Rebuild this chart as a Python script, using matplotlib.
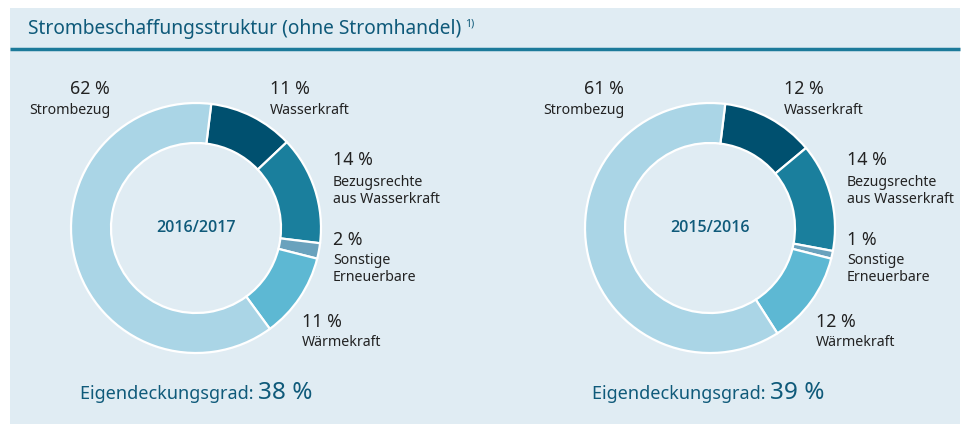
import matplotlib.pyplot as plt
from matplotlib.patches import Rectangle

W, H = 964, 426

title = "Strombeschaffungsstruktur (ohne Stromhandel)"
years = ["2016/2017", "2015/2016"]
categories = ["Wasserkraft", "Bezugsrechte\naus Wasserkraft", "Sonstige\nErneuerbare",
              "Wärmekraft", "Strombezug"]
values_1617 = [11, 14, 2, 11, 62]
values_1516 = [12, 14, 1, 12, 61]
eigendeckung = [38, 39]

colors = ["#00506f", "#1a7f9d", "#6aa2bd", "#5db8d3", "#aad5e6"]
bg = "#e0ecf3"
dark = "#0f5a7a"
textc = "#222222"

plt.rcParams['font.family'] = ['Noto Sans', 'DejaVu Sans']

fig = plt.figure(figsize=(W / 100, H / 100), dpi=100)
fig.patch.set_facecolor("white")
ax = fig.add_axes([0, 0, 1, 1])
ax.set_xlim(0, W)
ax.set_ylim(0, H)
ax.axis("off")


def py(y):
    # pixel y from top -> data y
    return H - y


def after(t):
    # right edge of a text, in data x
    fig.canvas.draw()
    return t.get_window_extent().x1


# panel background and title rule
ax.add_patch(Rectangle((10, py(424)), 950, 416, facecolor=bg, edgecolor="none", zorder=0))
ax.plot([10, 960], [py(49), py(49)], color="#1c7a9a", lw=2.5, solid_capstyle="butt", zorder=1)
t = ax.text(28, py(29), title, fontsize=13.8, color=dark, va="center", ha="left")
ax.text(after(t) + 4, py(24), "1)", fontsize=7.5, color=dark, va="center", ha="left")

panels = [
    dict(cx=196, vals=values_1617, year=years[0], eig=eigendeckung[0], ex=80),
    dict(cx=710, vals=values_1516, year=years[1], eig=eigendeckung[1], ex=592),
]

cy = 228
r_out, r_in = 125, 85
pct = 12.8
lab = 10.2

for p in panels:
    cx = p["cx"]
    ax.pie(p["vals"], colors=colors, startangle=83, counterclock=False,
           center=(cx, py(cy)), radius=r_out, frame=True,
           wedgeprops=dict(width=r_out - r_in, edgecolor="white", linewidth=1.6))
    ax.text(cx, py(cy), p["year"], fontsize=11.5, fontweight="semibold", color=dark,
            family=["Open Sans", "DejaVu Sans"], ha="center", va="center")

    v = p["vals"]
    # Strombezug (right aligned, upper left)
    ax.text(cx - 86, py(89), f"{v[4]} %", fontsize=pct, color=textc, ha="right", va="center")
    ax.text(cx - 85, py(110), categories[4], fontsize=lab, color=textc, ha="right", va="center")
    # Wasserkraft
    ax.text(cx + 74, py(89), f"{v[0]} %", fontsize=pct, color=textc, ha="left", va="center")
    ax.text(cx + 74, py(110), categories[0], fontsize=lab, color=textc, ha="left", va="center")
    # Bezugsrechte
    ax.text(cx + 137, py(160), f"{v[1]} %", fontsize=pct, color=textc, ha="left", va="center")
    ax.text(cx + 137, py(191), categories[1], fontsize=lab, color=textc, ha="left", va="center",
            linespacing=1.2)
    # Sonstige
    ax.text(cx + 137, py(240), f"{v[2]} %", fontsize=pct, color=textc, ha="left", va="center")
    ax.text(cx + 137, py(269), categories[2], fontsize=lab, color=textc, ha="left", va="center",
            linespacing=1.2)
    # Wärmekraft
    ax.text(cx + 106, py(322), f"{v[3]} %", fontsize=pct, color=textc, ha="left", va="center")
    ax.text(cx + 106, py(342), categories[3], fontsize=lab, color=textc, ha="left", va="center")

    t = ax.text(p["ex"], py(399), "Eigendeckungsgrad: ", fontsize=13, color=dark,
                ha="left", va="baseline")
    ax.text(after(t), py(399), f"{p['eig']} %", fontsize=17.5, color=dark,
            ha="left", va="baseline")

ax.set_xlim(0, W)
ax.set_ylim(0, H)
ax.set_aspect("auto")

fig.savefig("out.png", dpi=100, facecolor=fig.get_facecolor())
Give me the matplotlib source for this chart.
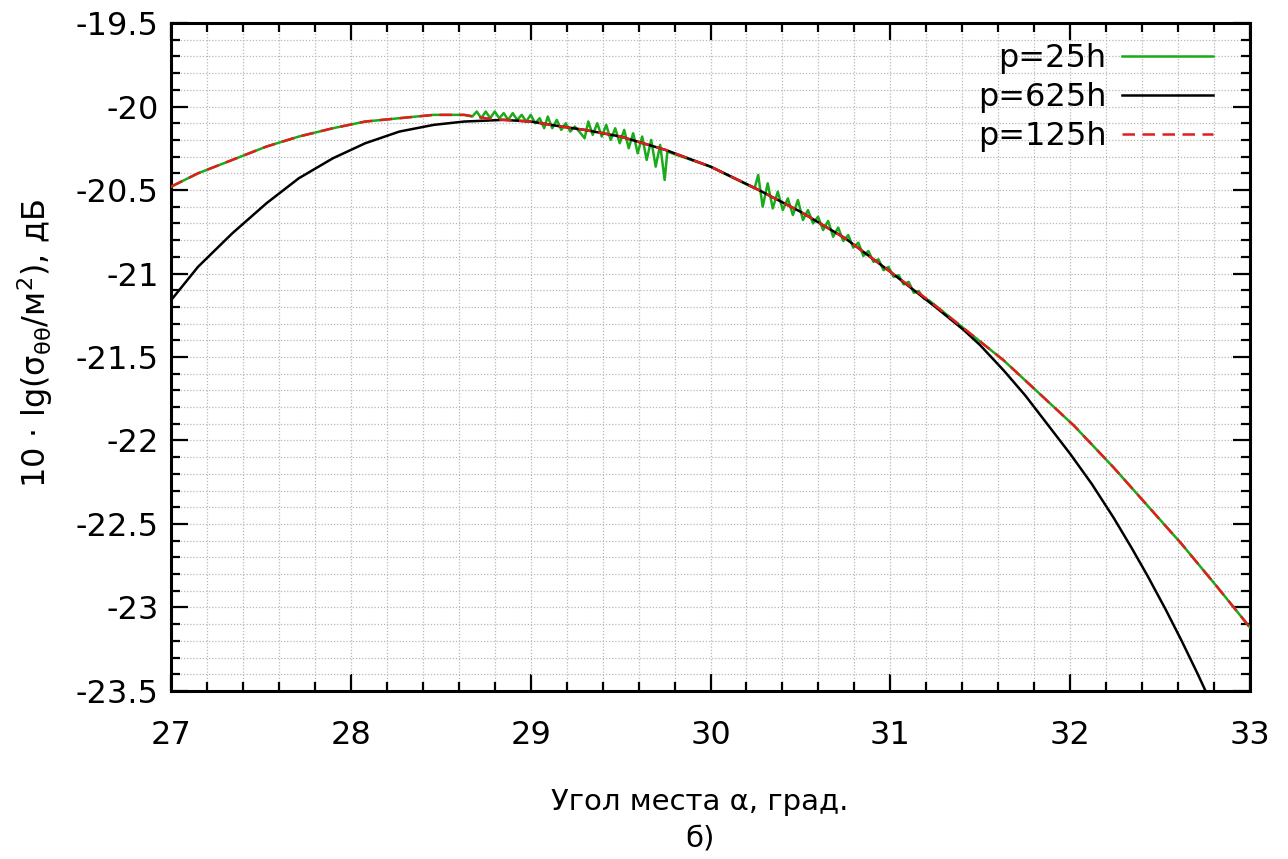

• _PROBLEM TO SOLVE_: Start at the first line of the records and write out everything up to and including the line containing "plt.rcParams['font.family'] = ['Noto". No pictures.

• _EXPECTED ANSWER_:
Rebuild this chart as a Python script, using matplotlib.
import matplotlib.pyplot as plt
from matplotlib.patches import Rectangle

W, H = 964, 426

title = "Strombeschaffungsstruktur (ohne Stromhandel)"
years = ["2016/2017", "2015/2016"]
categories = ["Wasserkraft", "Bezugsrechte\naus Wasserkraft", "Sonstige\nErneuerbare",
              "Wärmekraft", "Strombezug"]
values_1617 = [11, 14, 2, 11, 62]
values_1516 = [12, 14, 1, 12, 61]
eigendeckung = [38, 39]

colors = ["#00506f", "#1a7f9d", "#6aa2bd", "#5db8d3", "#aad5e6"]
bg = "#e0ecf3"
dark = "#0f5a7a"
textc = "#222222"

plt.rcParams['font.family'] = ['Noto Sans', 'DejaVu Sans']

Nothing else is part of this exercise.